Yes it is normal but its not good for you to think about. You need to learn how to switch off those thoughts. When you feel them creeping in do something to change your thinking. Get up and get involved with something - housework - gardening - cooking - some sort of craft. Put on some music - put on a funny Tv show - get out of the house & take a walk. Anything that changes your mindset is good. 

How long ago did he leave?


----------



## EleGirl (Dec 3, 2011)

How long has it been since he moved out? I'm confused? Has it been 2 years?

You sounds seriously depressed. I think you need to see a doc and get some meds. They will not dope you up. What they do is to take the edge off so you can deal with life.

If it's been 2 years, it's time to start building your new life.


----------



## smallsteps (Feb 23, 2013)

Mine left and moved directly in with ow. It absolutely destroyed me. The inages that went through my head every day were terrible but I learned how to change my though process. Over time those images happened less and less.

Stormy - why is he still in the house? That is so unfair and tortuous for you.

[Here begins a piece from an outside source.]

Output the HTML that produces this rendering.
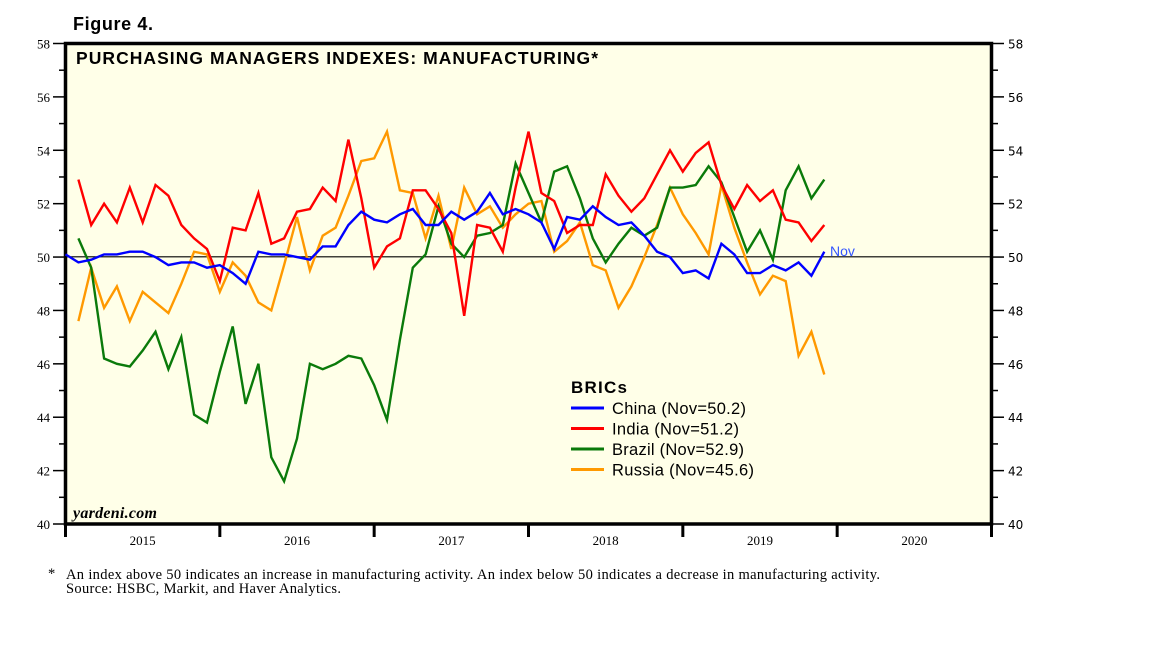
<!DOCTYPE html>
<html><head><meta charset="utf-8"><style>
html,body{margin:0;padding:0;background:#fff;width:1152px;height:648px;overflow:hidden}
svg{display:block}
</style></head><body>
<svg id="chart" width="1152" height="648" viewBox="0 0 1152 648" xmlns="http://www.w3.org/2000/svg">
<text x="73" y="30" font-family="Liberation Sans, sans-serif" font-weight="bold" font-size="18" textLength="80">Figure 4.</text>
<rect x="65.5" y="43.5" width="926" height="480.5" fill="#FFFFE8" stroke="#000" stroke-width="3.5"/>
<text x="76" y="64" font-family="Liberation Sans, sans-serif" font-weight="bold" font-size="17.5" textLength="522">PURCHASING MANAGERS INDEXES: MANUFACTURING*</text>
<g id="axes"></g>
<line x1="66" x2="991" y1="256.8" y2="256.8" stroke="#000" stroke-width="1.2"/>
<g id="series"></g>
<text x="830" y="256" font-family="Liberation Sans, sans-serif" font-size="14" fill="#3355ff">Nov</text>
<text x="73" y="518" font-family="Liberation Serif, serif" font-style="italic" font-weight="bold" font-size="16" textLength="84">yardeni.com</text>
<g font-family="Liberation Sans, sans-serif" font-size="16.5">
<text x="571" y="393" font-weight="bold" font-size="17" textLength="56">BRICs</text>
<line x1="571" x2="604" y1="408" y2="408" stroke="#0000ff" stroke-width="3"/>
<text x="612" y="414" textLength="134">China (Nov=50.2)</text>
<line x1="571" x2="604" y1="428.5" y2="428.5" stroke="#ff0000" stroke-width="3"/>
<text x="612" y="434.5" textLength="127">India (Nov=51.2)</text>
<line x1="571" x2="604" y1="449" y2="449" stroke="#0a7a0a" stroke-width="3"/>
<text x="612" y="455" textLength="132">Brazil (Nov=52.9)</text>
<line x1="571" x2="604" y1="469.5" y2="469.5" stroke="#ff9900" stroke-width="3"/>
<text x="612" y="475.5" textLength="142">Russia (Nov=45.6)</text>
</g>
<g font-family="Liberation Serif, serif" font-size="14.5">
<text x="48" y="578">*</text>
<text x="66" y="579" textLength="814">An index above 50 indicates an increase in manufacturing activity. An index below 50 indicates a decrease in manufacturing activity.</text>
<text x="66" y="593" textLength="275">Source: HSBC, Markit, and Haver Analytics.</text>
</g>
</svg>
<script>
const yTicks=[40,42,44,46,48,50,52,54,56,58];
const years=["2015","2016","2017","2018","2019","2020"];
// China starts Dec 2014 (month index -1); others start Jan 2015
const china=[50.1,49.8,49.9,50.1,50.1,50.2,50.2,50.0,49.7,49.8,49.8,49.6,49.7,49.4,49.0,50.2,50.1,50.1,50.0,49.9,50.4,50.4,51.2,51.7,51.4,51.3,51.6,51.8,51.2,51.2,51.7,51.4,51.7,52.4,51.6,51.8,51.6,51.3,50.3,51.5,51.4,51.9,51.5,51.2,51.3,50.8,50.2,50.0,49.4,49.5,49.2,50.5,50.1,49.4,49.4,49.7,49.5,49.8,49.3,50.2];
const india=[52.9,51.2,52.0,51.3,52.6,51.3,52.7,52.3,51.2,50.7,50.3,49.1,51.1,51.0,52.4,50.5,50.7,51.7,51.8,52.6,52.1,54.4,52.2,49.6,50.4,50.7,52.5,52.5,51.8,50.9,47.8,51.2,51.1,50.2,52.6,54.7,52.4,52.1,50.9,51.2,51.2,53.1,52.3,51.7,52.2,53.1,54.0,53.2,53.9,54.3,52.7,51.8,52.7,52.1,52.5,51.4,51.3,50.6,51.2];
const brazil=[50.7,49.6,46.2,46.0,45.9,46.5,47.2,45.8,47.0,44.1,43.8,45.7,47.4,44.5,46.0,42.5,41.6,43.2,46.0,45.8,46.0,46.3,46.2,45.2,43.9,46.9,49.6,50.1,51.9,50.5,50.0,50.8,50.9,51.2,53.5,52.4,51.3,53.2,53.4,52.2,50.7,49.8,50.5,51.1,50.8,51.1,52.6,52.6,52.7,53.4,52.8,51.5,50.2,51.0,49.9,52.5,53.4,52.2,52.9];
const russia=[47.6,49.6,48.1,48.9,47.6,48.7,48.3,47.9,49.0,50.2,50.1,48.7,49.8,49.3,48.3,48.0,49.7,51.5,49.5,50.8,51.1,52.3,53.6,53.7,54.7,52.5,52.4,50.7,52.3,50.3,52.6,51.6,51.9,51.1,51.6,52.0,52.1,50.2,50.6,51.3,49.7,49.5,48.1,48.9,50.0,51.2,52.6,51.6,50.9,50.1,52.7,51.1,49.8,48.6,49.3,49.1,46.3,47.2,45.6];

const NS="http://www.w3.org/2000/svg";
const X0=65.5,X1=991.5,Y0=524,Y1=43.5,VMIN=40,VMAX=58;
const monthW=(X1-X0)/72;
function xm(m){return X0+monthW*(m+1);}
function yv(v){return Y0-(v-VMIN)/(VMAX-VMIN)*(Y0-Y1);}
function mk(tag,attrs,parent){const e=document.createElementNS(NS,tag);for(const k in attrs)e.setAttribute(k,attrs[k]);parent.appendChild(e);return e;}
const axes=document.getElementById('axes');
yTicks.forEach((t,i)=>{
  const y=yv(t);
  let l=mk('line',{x1:53,x2:65,y1:y,y2:y,stroke:'#000','stroke-width':1.5},axes);
  
  
  let r=mk('line',{x1:992,x2:1004,y1:y,y2:y,stroke:'#000','stroke-width':1.5},axes);
  
  
  if(i<yTicks.length-1){const ym=yv(t+1);
    let lm=mk('line',{x1:59,x2:65,y1:ym,y2:ym,stroke:'#000','stroke-width':1.5},axes);
    
    
    let rm=mk('line',{x1:992,x2:998,y1:ym,y2:ym,stroke:'#000','stroke-width':1.5},axes);
    
    }
  let tl=mk('text',{x:50,y:y+5,'text-anchor':'end','font-family':'Liberation Serif, serif','font-size':13},axes);
  tl.textContent=t;
  
  
  let tr=mk('text',{x:1008,y:y+5,'font-family':'DejaVu Sans, sans-serif','font-size':12},axes);
  tr.textContent=t;
  
  
});
for(let k=0;k<=years.length;k++){
  const x=X0+k*12*monthW;
  let t=mk('line',{x1:x,x2:x,y1:Y0,y2:537,stroke:'#000','stroke-width':3},axes);
  
  
}
years.forEach((yr,k)=>{
  let t=mk('text',{x:X0+(k+0.5)*12*monthW,y:545,'text-anchor':'middle','font-family':'Liberation Serif, serif','font-size':13},axes);
  t.textContent=yr;
  
  
});
const sg=document.getElementById('series');
function draw(arr,start,color,name){
  const pts=arr.map((v,i)=>xm(start+i).toFixed(1)+','+yv(v).toFixed(1)).join(' ');
  const p=mk('polyline',{points:pts,fill:'none',stroke:color,'stroke-width':2.4,'stroke-linejoin':'miter'},sg);
  
  
}
draw(russia,0,'#ff9900','russia-line');
draw(brazil,0,'#0a7a0a','brazil-line');
draw(india,0,'#ff0000','india-line');
draw(china,-1,'#0000ff','china-line');
</script>
</body></html>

He should be out NOW so you can begin to heal.


----------



## thompkevin (Jul 17, 2013)

Hey,

It's normal. Just try to keep your head up and work on healing. Take care of yourself and do things that make you happy. Time will heal the pain slowly.


----------



## smallsteps (Feb 23, 2013)

Just start your own thread. That's what these boards are here for.

Stormy you need to stop following that blog. It's not doing you one bit of good. It's no surprise that these feelings are resurfacing - by him staying there and the two of you living under the same roof it allowed you to put off facing the inevitable and stalling the grieving process. Now that dates are set - all these emotions and feelings are kicking in. Starting your own thread - venting, posting & getting advice from others will help you tremendously. Get him out of there ASAP & just let him go so you can begin your healing process
_Posted via Mobile Device_


----------



## FOH (Jun 29, 2013)

EleGirl said:


> How long has it been since he moved out? I'm confused? Has it been 2 years?
> 
> You sounds seriously depressed. I think you need to see a doc and get some meds. They will not dope you up. What they do is to take the edge off so you can deal with life.
> 
> If it's been 2 years, it's time to start building your new life.


Yes, it has. But he still taunts me. Meaning I moved out of our apartment finally and low and behold he shows up to look to see if there was anything there. He brought trash bags and everything. He spoke to my mother and she left. He even rubbed the dog and did not even acknowledge me. Then I find out from an email from Vonage that someone tried to get into my account so it was locked out. Then I get a message from LinkedIn saying he looked me up several times. I do not understand if you are with her then why bother with me. He left almost two years ago so now you come to the apartment with a couple of trash bags looking for what?


----------